- **Written request**
Restate the listing below word for word, omitting any images.

——

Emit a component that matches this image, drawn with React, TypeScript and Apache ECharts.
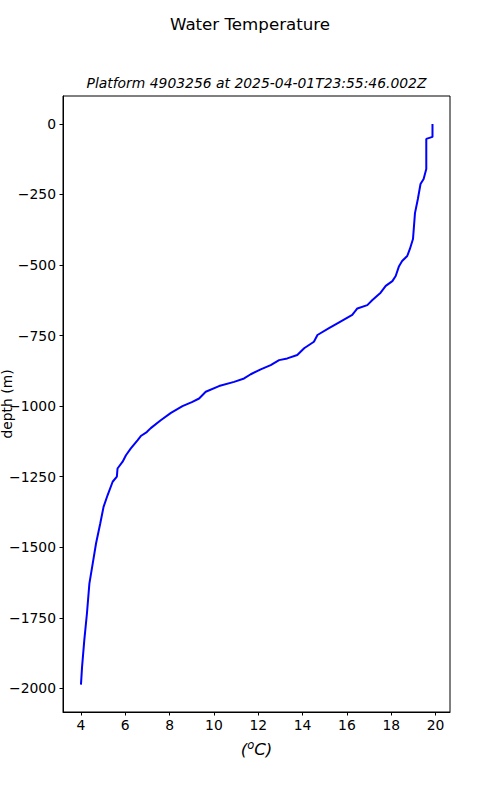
import React, { useEffect, useRef } from "react";
import * as echarts from "echarts";

const temps = [19.86, 19.86, 19.58, 19.58, 19.46, 19.32, 19.2, 19.07, 18.98, 18.84, 18.72, 18.49, 18.35, 18.2, 18.05, 17.75, 17.52, 17.15, 16.92, 16.47, 16.24, 15.57, 15.19, 14.67, 14.51, 14.07, 13.76, 13.31, 12.94, 12.56, 12.11, 11.66, 11.36, 10.91, 10.23, 9.63, 9.33, 9.03, 8.58, 8.06, 7.6, 7.15, 6.97, 6.7, 6.55, 6.25, 6.03, 5.88, 5.65, 5.62, 5.43, 5.2, 5.02, 4.87, 4.68, 4.53, 4.38, 4.27, 4.15, 4.05, 4.0];
const depths = [0, -46, -53, -160, -195, -213, -266, -316, -408, -443, -468, -486, -504, -539, -557, -574, -598, -624, -642, -654, -677, -707, -724, -748, -772, -795, -819, -831, -837, -855, -870, -887, -902, -914, -929, -949, -973, -985, -1000, -1024, -1050, -1078, -1092, -1106, -1121, -1150, -1174, -1197, -1221, -1250, -1268, -1316, -1357, -1416, -1487, -1558, -1629, -1735, -1830, -1924, -1987];

const xTicks = [4, 6, 8, 10, 12, 14, 16, 18, 20];
const yTicks = [0, -250, -500, -750, -1000, -1250, -1500, -1750, -2000];

const title = "Water Temperature";
const subtitle = "Platform 4903256 at 2025-04-01T23:55:46.002Z";

const FONT = "DejaVu Sans";

export default function App() {
  const ref = useRef<HTMLDivElement>(null);
  useEffect(() => {
    if (!ref.current) return;
    const chart = echarts.init(ref.current, undefined, { renderer: "svg" });
    const data = temps.map((t, i) => [t, depths[i]]);
    chart.setOption({
      animation: false,
      backgroundColor: "#ffffff",
      title: {
        text: title,
        left: "center",
        top: 11,
        textStyle: { fontFamily: FONT, fontSize: 16.67, fontWeight: "normal", color: "#000" },
      },
      graphic: [
        {
          type: "text",
          x: 256.5,
          y: 83,
          style: {
            text: subtitle,
            textAlign: "center",
            textVerticalAlign: "middle",
            fontFamily: FONT,
            fontSize: 13.9,
            fontStyle: "italic",
            fill: "#000",
          },
        },
      ],
      grid: {
        left: 63,
        right: 50,
        top: 96,
        bottom: 88,
        containLabel: false,
        outerBoundsMode: "none",
        show: true,
        borderColor: "#000",
        borderWidth: 1,
        backgroundColor: "transparent",
      },
      xAxis: {
        type: "value",
        min: 3.19,
        max: 20.65,
        name: "{a|(}{s|o}{a|C)}",
        nameLocation: "middle",
        nameGap: 27,
        nameMoveOverlap: false,
        nameTextStyle: {
          fontFamily: FONT,
          fontSize: 16.67,
          fontStyle: "italic",
          color: "#000",
          rich: {
            a: { fontFamily: FONT, fontSize: 16.67, fontStyle: "italic", color: "#000", lineHeight: 20 },
            s: { fontFamily: FONT, fontSize: 11.5, fontStyle: "italic", color: "#000", verticalAlign: "top", lineHeight: 20 },
          },
        },
        axisLine: { show: true, onZero: false, lineStyle: { color: "#000", width: 1 } },
        axisTick: { show: true, length: 3.5, lineStyle: { color: "#000" }, customValues: xTicks },
        axisLabel: {
          fontFamily: FONT,
          fontSize: 13.9,
          color: "#000",
          margin: 6,
          customValues: xTicks,
          formatter: (v: number) => String(v),
        },
        splitLine: { show: false },
      },
      yAxis: {
        type: "value",
        min: -2084,
        max: 99,
        name: "depth (m)",
        nameLocation: "middle",
        nameGap: 49,
        nameRotate: 90,
        nameMoveOverlap: false,
        nameTextStyle: { fontFamily: FONT, fontSize: 13.9, color: "#000" },
        axisLine: { show: true, onZero: false, lineStyle: { color: "#000", width: 1 } },
        axisTick: { show: true, length: 3.5, lineStyle: { color: "#000" }, customValues: yTicks },
        axisLabel: {
          fontFamily: FONT,
          fontSize: 13.9,
          color: "#000",
          margin: 7,
          customValues: yTicks,
          formatter: (v: number) => (v < 0 ? "\u2212" + String(-v) : String(v)),
        },
        splitLine: { show: false },
      },
      series: [
        {
          type: "line",
          data,
          showSymbol: false,
          symbol: "none",
          lineStyle: { color: "#0000ff", width: 2 },
          itemStyle: { color: "#0000ff" },
        },
      ],
    });
    return () => chart.dispose();
  }, []);
  return (
    <div
      ref={ref}
      style={{ position: "fixed", left: 0, top: 0, width: 500, height: 800 }}
    />
  );
}
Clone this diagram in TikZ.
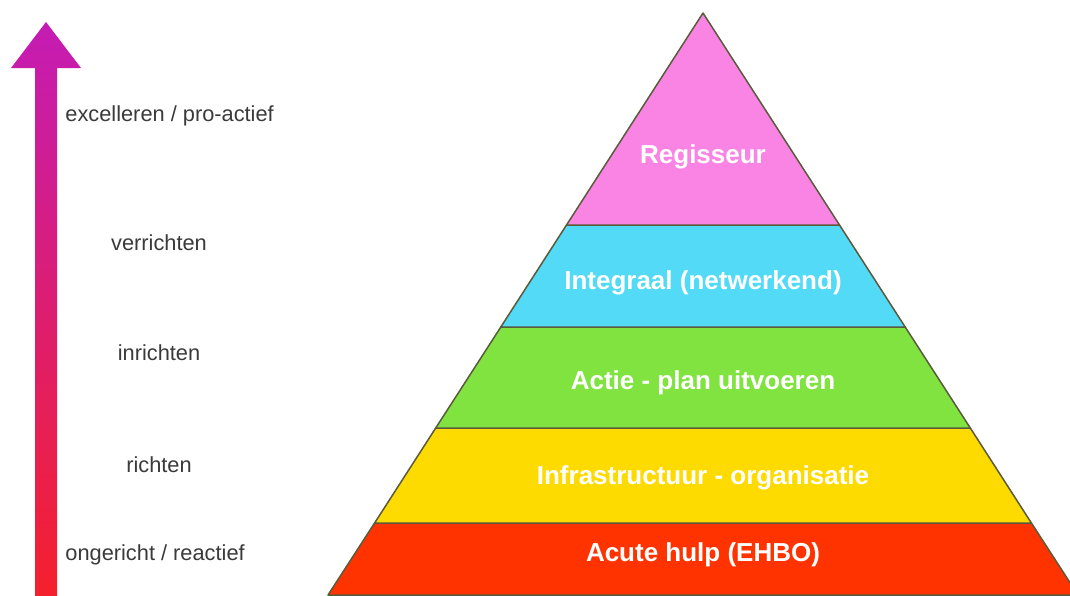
\documentclass[tikz,border=0pt]{standalone}
\usepackage{fontspec}
\setmainfont{Liberation Sans}
\definecolor{edgecol}{HTML}{5A5A3C}
\definecolor{pinkL}{HTML}{F984E3}
\definecolor{blueL}{HTML}{52DAF6}
\definecolor{greenL}{HTML}{80E33F}
\definecolor{yellowL}{HTML}{FDDB00}
\definecolor{redL}{HTML}{FF3300}
\definecolor{arrTop}{HTML}{C41CB4}
\definecolor{arrBot}{HTML}{F5202C}
\definecolor{labelgray}{HTML}{3A3A3A}
\tikzset{
  layer/.style={draw=edgecol, line width=0.75pt, line join=round},
  lvl/.style={text=white, font=\bfseries\fontsize{13}{15}\selectfont, inner sep=0pt},
  side/.style={text=labelgray, font=\fontsize{10.9}{13}\selectfont, inner sep=0pt},
}
\begin{document}
\begin{tikzpicture}[x=0.5pt,y=-0.5pt]
\useasboundingbox (0,0) rectangle (1070,595);
\clip (0,0) rectangle (1070,595);
% gradient arrow
\shade[top color=arrTop, bottom color=arrBot]
  (35,600) -- (35,68) -- (11,68) -- (46,22) -- (81,68) -- (57,68) -- (57,600) -- cycle;
% pyramid layers (apex 703,13; slope 0.644)
\coordinate (apex) at (703,13);
\path[layer, fill=redL]    (374.6,523) -- (1031.4,523) -- (1078,595) -- (328,595) -- cycle;
\path[layer, fill=yellowL] (435.7,428) -- (970.3,428) -- (1031.4,523) -- (374.6,523) -- cycle;
\path[layer, fill=greenL]  (500.8,327) -- (905.2,327) -- (970.3,428) -- (435.7,428) -- cycle;
\path[layer, fill=blueL]   (566.5,225) -- (839.5,225) -- (905.2,327) -- (500.8,327) -- cycle;
\path[layer, fill=pinkL]   (apex) -- (839.5,225) -- (566.5,225) -- cycle;
% level texts
\node[lvl] (regisseur) at (703,157) {Regisseur};
\node[lvl] (integraal) at (703,283) {Integraal (netwerkend)};
\node[lvl] (actie) at (703,383) {Actie - plan uitvoeren};
\node[lvl] (infra) at (703,478) {Infrastructuur - organisatie};
\node[lvl] (acute) at (703,555) {Acute hulp (EHBO)};
% side labels
\node[side, anchor=west] (excel) at (65,116) {excelleren / pro-actief};
\node[side] (verricht) at (159,243) {verrichten};
\node[side] (inricht) at (159,353) {inrichten};
\node[side] (richt) at (159,465) {richten};
\node[side, anchor=west] (onger) at (65,555) {ongericht / reactief};
\end{tikzpicture}
\end{document}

——

- **Written reply**
Emit a component that matches this image, drawn with React, TypeScript and Apache ECharts.
import React, { useEffect, useRef } from "react";
import * as echarts from "echarts";

const temps = [19.86, 19.86, 19.58, 19.58, 19.46, 19.32, 19.2, 19.07, 18.98, 18.84, 18.72, 18.49, 18.35, 18.2, 18.05, 17.75, 17.52, 17.15, 16.92, 16.47, 16.24, 15.57, 15.19, 14.67, 14.51, 14.07, 13.76, 13.31, 12.94, 12.56, 12.11, 11.66, 11.36, 10.91, 10.23, 9.63, 9.33, 9.03, 8.58, 8.06, 7.6, 7.15, 6.97, 6.7, 6.55, 6.25, 6.03, 5.88, 5.65, 5.62, 5.43, 5.2, 5.02, 4.87, 4.68, 4.53, 4.38, 4.27, 4.15, 4.05, 4.0];
const depths = [0, -46, -53, -160, -195, -213, -266, -316, -408, -443, -468, -486, -504, -539, -557, -574, -598, -624, -642, -654, -677, -707, -724, -748, -772, -795, -819, -831, -837, -855, -870, -887, -902, -914, -929, -949, -973, -985, -1000, -1024, -1050, -1078, -1092, -1106, -1121, -1150, -1174, -1197, -1221, -1250, -1268, -1316, -1357, -1416, -1487, -1558, -1629, -1735, -1830, -1924, -1987];

const xTicks = [4, 6, 8, 10, 12, 14, 16, 18, 20];
const yTicks = [0, -250, -500, -750, -1000, -1250, -1500, -1750, -2000];

const title = "Water Temperature";
const subtitle = "Platform 4903256 at 2025-04-01T23:55:46.002Z";

const FONT = "DejaVu Sans";

export default function App() {
  const ref = useRef<HTMLDivElement>(null);
  useEffect(() => {
    if (!ref.current) return;
    const chart = echarts.init(ref.current, undefined, { renderer: "svg" });
    const data = temps.map((t, i) => [t, depths[i]]);
    chart.setOption({
      animation: false,
      backgroundColor: "#ffffff",
      title: {
        text: title,
        left: "center",
        top: 11,
        textStyle: { fontFamily: FONT, fontSize: 16.67, fontWeight: "normal", color: "#000" },
      },
      graphic: [
        {
          type: "text",
          x: 256.5,
          y: 83,
          style: {
            text: subtitle,
            textAlign: "center",
            textVerticalAlign: "middle",
            fontFamily: FONT,
            fontSize: 13.9,
            fontStyle: "italic",
            fill: "#000",
          },
        },
      ],
      grid: {
        left: 63,
        right: 50,
        top: 96,
        bottom: 88,
        containLabel: false,
        outerBoundsMode: "none",
        show: true,
        borderColor: "#000",
        borderWidth: 1,
        backgroundColor: "transparent",
      },
      xAxis: {
        type: "value",
        min: 3.19,
        max: 20.65,
        name: "{a|(}{s|o}{a|C)}",
        nameLocation: "middle",
        nameGap: 27,
        nameMoveOverlap: false,
        nameTextStyle: {
          fontFamily: FONT,
          fontSize: 16.67,
          fontStyle: "italic",
          color: "#000",
          rich: {
            a: { fontFamily: FONT, fontSize: 16.67, fontStyle: "italic", color: "#000", lineHeight: 20 },
            s: { fontFamily: FONT, fontSize: 11.5, fontStyle: "italic", color: "#000", verticalAlign: "top", lineHeight: 20 },
          },
        },
        axisLine: { show: true, onZero: false, lineStyle: { color: "#000", width: 1 } },
        axisTick: { show: true, length: 3.5, lineStyle: { color: "#000" }, customValues: xTicks },
        axisLabel: {
          fontFamily: FONT,
          fontSize: 13.9,
          color: "#000",
          margin: 6,
          customValues: xTicks,
          formatter: (v: number) => String(v),
        },
        splitLine: { show: false },
      },
      yAxis: {
        type: "value",
        min: -2084,
        max: 99,
        name: "depth (m)",
        nameLocation: "middle",
        nameGap: 49,
        nameRotate: 90,
        nameMoveOverlap: false,
        nameTextStyle: { fontFamily: FONT, fontSize: 13.9, color: "#000" },
        axisLine: { show: true, onZero: false, lineStyle: { color: "#000", width: 1 } },
        axisTick: { show: true, length: 3.5, lineStyle: { color: "#000" }, customValues: yTicks },
        axisLabel: {
          fontFamily: FONT,
          fontSize: 13.9,
          color: "#000",
          margin: 7,
          customValues: yTicks,
          formatter: (v: number) => (v < 0 ? "\u2212" + String(-v) : String(v)),
        },
        splitLine: { show: false },
      },
      series: [
        {
          type: "line",
          data,
          showSymbol: false,
          symbol: "none",
          lineStyle: { color: "#0000ff", width: 2 },
          itemStyle: { color: "#0000ff" },
        },
      ],
    });
    return () => chart.dispose();
  }, []);
  return (
    <div
      ref={ref}
      style={{ position: "fixed", left: 0, top: 0, width: 500, height: 800 }}
    />
  );
}
Clone this diagram in TikZ.
\documentclass[tikz,border=0pt]{standalone}
\usepackage{fontspec}
\setmainfont{Liberation Sans}
\definecolor{edgecol}{HTML}{5A5A3C}
\definecolor{pinkL}{HTML}{F984E3}
\definecolor{blueL}{HTML}{52DAF6}
\definecolor{greenL}{HTML}{80E33F}
\definecolor{yellowL}{HTML}{FDDB00}
\definecolor{redL}{HTML}{FF3300}
\definecolor{arrTop}{HTML}{C41CB4}
\definecolor{arrBot}{HTML}{F5202C}
\definecolor{labelgray}{HTML}{3A3A3A}
\tikzset{
  layer/.style={draw=edgecol, line width=0.75pt, line join=round},
  lvl/.style={text=white, font=\bfseries\fontsize{13}{15}\selectfont, inner sep=0pt},
  side/.style={text=labelgray, font=\fontsize{10.9}{13}\selectfont, inner sep=0pt},
}
\begin{document}
\begin{tikzpicture}[x=0.5pt,y=-0.5pt]
\useasboundingbox (0,0) rectangle (1070,595);
\clip (0,0) rectangle (1070,595);
% gradient arrow
\shade[top color=arrTop, bottom color=arrBot]
  (35,600) -- (35,68) -- (11,68) -- (46,22) -- (81,68) -- (57,68) -- (57,600) -- cycle;
% pyramid layers (apex 703,13; slope 0.644)
\coordinate (apex) at (703,13);
\path[layer, fill=redL]    (374.6,523) -- (1031.4,523) -- (1078,595) -- (328,595) -- cycle;
\path[layer, fill=yellowL] (435.7,428) -- (970.3,428) -- (1031.4,523) -- (374.6,523) -- cycle;
\path[layer, fill=greenL]  (500.8,327) -- (905.2,327) -- (970.3,428) -- (435.7,428) -- cycle;
\path[layer, fill=blueL]   (566.5,225) -- (839.5,225) -- (905.2,327) -- (500.8,327) -- cycle;
\path[layer, fill=pinkL]   (apex) -- (839.5,225) -- (566.5,225) -- cycle;
% level texts
\node[lvl] (regisseur) at (703,157) {Regisseur};
\node[lvl] (integraal) at (703,283) {Integraal (netwerkend)};
\node[lvl] (actie) at (703,383) {Actie - plan uitvoeren};
\node[lvl] (infra) at (703,478) {Infrastructuur - organisatie};
\node[lvl] (acute) at (703,555) {Acute hulp (EHBO)};
% side labels
\node[side, anchor=west] (excel) at (65,116) {excelleren / pro-actief};
\node[side] (verricht) at (159,243) {verrichten};
\node[side] (inricht) at (159,353) {inrichten};
\node[side] (richt) at (159,465) {richten};
\node[side, anchor=west] (onger) at (65,555) {ongericht / reactief};
\end{tikzpicture}
\end{document}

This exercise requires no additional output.